The governor went to the scene of the trouble to investigate. He found all that part of the east shore of the Mississippi divided between the Mormons and their enemies. He ordered the mayor of Nauvoo to send Mormons to him to explain why they had destroyed the printing-press, and when he had heard their story the governor told them that Smith and his elders must surrender to him, or the whole military force of the state would be called out to capture them. But the prophet had not been idle. He had put his city under martial law, had formed what was called the Legion of the Mormons, and had called in his followers from the near-by villages. He had meant to defend his new city; but when he heard the governor's threat to arrest him, he left Nauvoo with a few comrades and started for the Rocky Mountains. Friends went after him, and begged him not to desert his people. He could not resist their appeal to him to return, and he went back, although he was afraid of the temper of his enemies. As soon as he returned to Illinois he was arrested on the charge of treason and of putting Nauvoo under martial law, and together with his brother Hyrum was sent to the jail at Carthage.

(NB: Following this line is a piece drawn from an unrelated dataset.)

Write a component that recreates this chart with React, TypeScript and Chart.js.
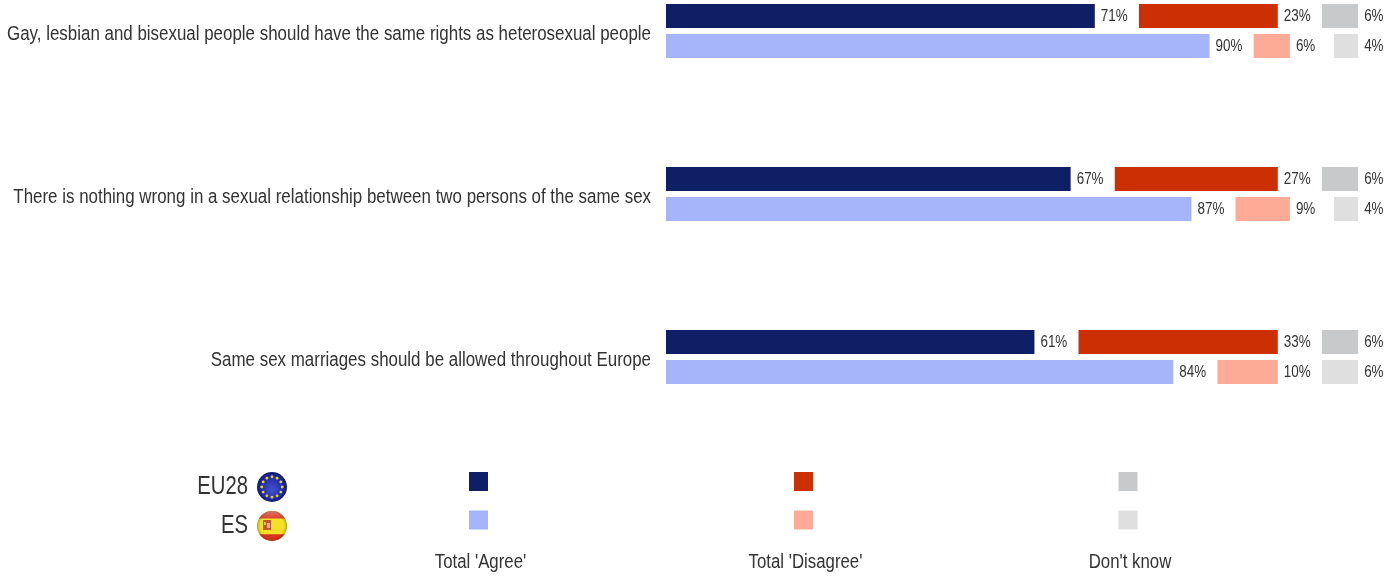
import React, { useEffect, useRef } from "react";
import { Chart, registerables } from "chart.js";

Chart.register(...registerables);

const categories = [
  "Gay, lesbian and bisexual people should have the same rights as heterosexual people",
  "There is nothing wrong in a sexual relationship between two persons of the same sex",
  "Same sex marriages should be allowed throughout Europe",
];
const euAgree = [71, 67, 61];
const euDisagree = [23, 27, 33];
const euDontKnow = [6, 6, 6];
const esAgree = [90, 87, 84];
const esDisagree = [6, 9, 10];
const esDontKnow = [4, 4, 6];
const spacer = [7.3, 7.3, 7.3];
const legendLabels = ["Total 'Agree'", "Total 'Disagree'", "Don't know"];
const geoLabels = ["EU28", "ES"];

const NAVY = "#0F1F66";
const RED = "#CC2F04";
const GREY = "#C8C9CB";
const BLUE = "#A6B5FA";
const SALMON = "#FDAA96";
const LGREY = "#DFDFDF";
const euColors = [NAVY, RED, GREY];
const esColors = [BLUE, SALMON, LGREY];
const FONT = '"Liberation Sans", sans-serif';
const TEXT = "#333333";

function bar(label: string, data: number[], stack: string, color: string) {
  return {
    label,
    data,
    stack,
    backgroundColor: color,
    borderWidth: 0,
    clip: false as const,
    categoryPercentage: 60 / 163,
    barPercentage: 0.8,
  };
}

// The reference uses a narrow face; none is installed, so the regular one is condensed horizontally.
function narrowText(
  ctx: CanvasRenderingContext2D,
  text: string,
  x: number,
  y: number,
  size: number,
  align: CanvasTextAlign,
  squeeze = 0.84
) {
  ctx.save();
  ctx.translate(x, y);
  ctx.scale(squeeze, 1);
  ctx.font = `${size}px ${FONT}`;
  ctx.fillStyle = TEXT;
  ctx.textAlign = align;
  ctx.textBaseline = "middle";
  ctx.fillText(text, 0, 0);
  ctx.restore();
}

function drawEuFlag(ctx: CanvasRenderingContext2D, cx: number, cy: number, r: number) {
  const g = ctx.createRadialGradient(cx, cy + 3, 2, cx, cy, r);
  g.addColorStop(0, "#3F4CC8");
  g.addColorStop(0.75, "#2029A0");
  g.addColorStop(1, "#10186A");
  ctx.fillStyle = g;
  ctx.beginPath();
  ctx.arc(cx, cy, r, 0, Math.PI * 2);
  ctx.fill();
  ctx.fillStyle = "#E4D528";
  for (let i = 0; i < 12; i++) {
    const a = (i * Math.PI) / 6;
    ctx.beginPath();
    ctx.arc(cx + Math.cos(a) * r * 0.68, cy + Math.sin(a) * r * 0.68, 1.4, 0, Math.PI * 2);
    ctx.fill();
  }
}

function drawEsFlag(ctx: CanvasRenderingContext2D, cx: number, cy: number, r: number) {
  ctx.save();
  ctx.beginPath();
  ctx.arc(cx, cy, r, 0, Math.PI * 2);
  ctx.clip();
  ctx.fillStyle = "#F4E024";
  ctx.fillRect(cx - r, cy - r, r * 2, r * 2);
  ctx.fillStyle = "#DA3420";
  ctx.fillRect(cx - r, cy - r, r * 2, r * 0.5);
  ctx.fillRect(cx - r, cy + r * 0.55, r * 2, r * 0.45);
  ctx.fillStyle = "#C4562E";
  ctx.fillRect(cx - 9, cy - 6, 8, 10);
  ctx.fillStyle = "#E0C070";
  ctx.fillRect(cx - 8, cy - 4, 2, 3);
  ctx.fillStyle = "#D9B2A0";
  ctx.fillRect(cx - 5, cy - 3, 3, 5);
  const g = ctx.createRadialGradient(cx, cy, r * 0.8, cx, cy, r);
  g.addColorStop(0, "rgba(0,0,0,0)");
  g.addColorStop(1, "rgba(110,30,0,0.3)");
  ctx.fillStyle = g;
  ctx.fillRect(cx - r, cy - r, r * 2, r * 2);
  const h = ctx.createLinearGradient(0, cy - r, 0, cy - r * 0.4);
  h.addColorStop(0, "rgba(255,255,255,0.35)");
  h.addColorStop(1, "rgba(255,255,255,0)");
  ctx.fillStyle = h;
  ctx.fillRect(cx - r, cy - r, r * 2, r);
  ctx.restore();
}

const valueLabels = {
  id: "valueLabels",
  afterDatasetsDraw(chart: any) {
    const ctx: CanvasRenderingContext2D = chart.ctx;
    chart.data.datasets.forEach((ds: any, di: number) => {
      if (ds.label === "gap") return;
      chart.getDatasetMeta(di).data.forEach((el: any, i: number) => {
        narrowText(ctx, `${ds.data[i]}%`, el.x + 6, el.y + 1, 16, "left");
      });
    });
    const y = chart.scales.y;
    categories.forEach((c, i) => {
      narrowText(ctx, c, y.right - 15, y.getPixelForTick(i) + 3, 20, "right", 0.846);
    });
  },
};

const legendPlugin = {
  id: "legendBlock",
  afterDraw(chart: any) {
    const ctx: CanvasRenderingContext2D = chart.ctx;
    const columns = [478.5, 803.5, 1128];
    const rows = [481.5, 520];
    columns.forEach((cx, c) => {
      [euColors[c], esColors[c]].forEach((color, r) => {
        ctx.fillStyle = color;
        ctx.fillRect(cx - 9.5, rows[r] - 9.5, 19, 19);
      });
      narrowText(ctx, legendLabels[c], cx + 2, 562, 20, "center");
    });
    narrowText(ctx, geoLabels[0], 248, 487, 25, "right", 0.81);
    narrowText(ctx, geoLabels[1], 248, 526, 25, "right", 0.81);
    drawEuFlag(ctx, 272, 487, 15);
    drawEsFlag(ctx, 272, 526, 15);
  },
};

export default function App() {
  const ref = useRef<HTMLCanvasElement>(null);
  useEffect(() => {
    const chart = new Chart(ref.current!, {
      type: "bar",
      data: {
        labels: categories,
        datasets: [
          bar("Total 'Agree' EU28", euAgree, "EU28", NAVY),
          bar("gap", spacer, "EU28", "transparent"),
          bar("Total 'Disagree' EU28", euDisagree, "EU28", RED),
          bar("gap", spacer, "EU28", "transparent"),
          bar("Don't know EU28", euDontKnow, "EU28", GREY),
          bar("Total 'Agree' ES", esAgree, "ES", BLUE),
          bar("gap", spacer, "ES", "transparent"),
          bar("Total 'Disagree' ES", esDisagree, "ES", SALMON),
          bar("gap", spacer, "ES", "transparent"),
          bar("Don't know ES", esDontKnow, "ES", LGREY),
        ],
      },
      options: {
        indexAxis: "y",
        animation: false,
        responsive: false,
        devicePixelRatio: 1,
        layout: { padding: { top: 31, bottom: 219, left: 0, right: 0 } },
        plugins: { legend: { display: false }, tooltip: { enabled: false } },
        scales: {
          x: { display: false, stacked: true, min: 0, max: 121.2 },
          y: {
            stacked: true,
            offset: false,
            grid: { display: false, drawTicks: false },
            border: { display: false },
            afterFit: (s: any) => {
              s.width = 666;
            },
            ticks: { display: false },
          },
        },
      },
      plugins: [valueLabels, legendPlugin],
    } as any);
    return () => chart.destroy();
  }, []);
  return (
    <div style={{ position: "absolute", left: 0, top: 0, width: 1398, height: 576, background: "#fff" }}>
      <canvas ref={ref} width={1398} height={576} style={{ display: "block" }} />
    </div>
  );
}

Some seventeen hundred men, members of the militia, had gathered at the towns of Carthage and Warsaw, and the enemies of the Mormons urged the governor to march at the head of these troops to Nauvoo. He knew that in the excited state of affairs there was danger that if these troops entered the city they might set it on fire and destroy much property. He therefore ordered all except three companies to disband; with one company he set out to visit the Mormon city, and the other two companies he left to guard the jail at Carthage.

The governor marched to Nauvoo, spoke to the citizens, and, having assured them that he meant no harm to their church, left about sundown on his road back to Carthage. In the meantime, however, events had been happening in the latter place that were to affect the whole history of the Mormons.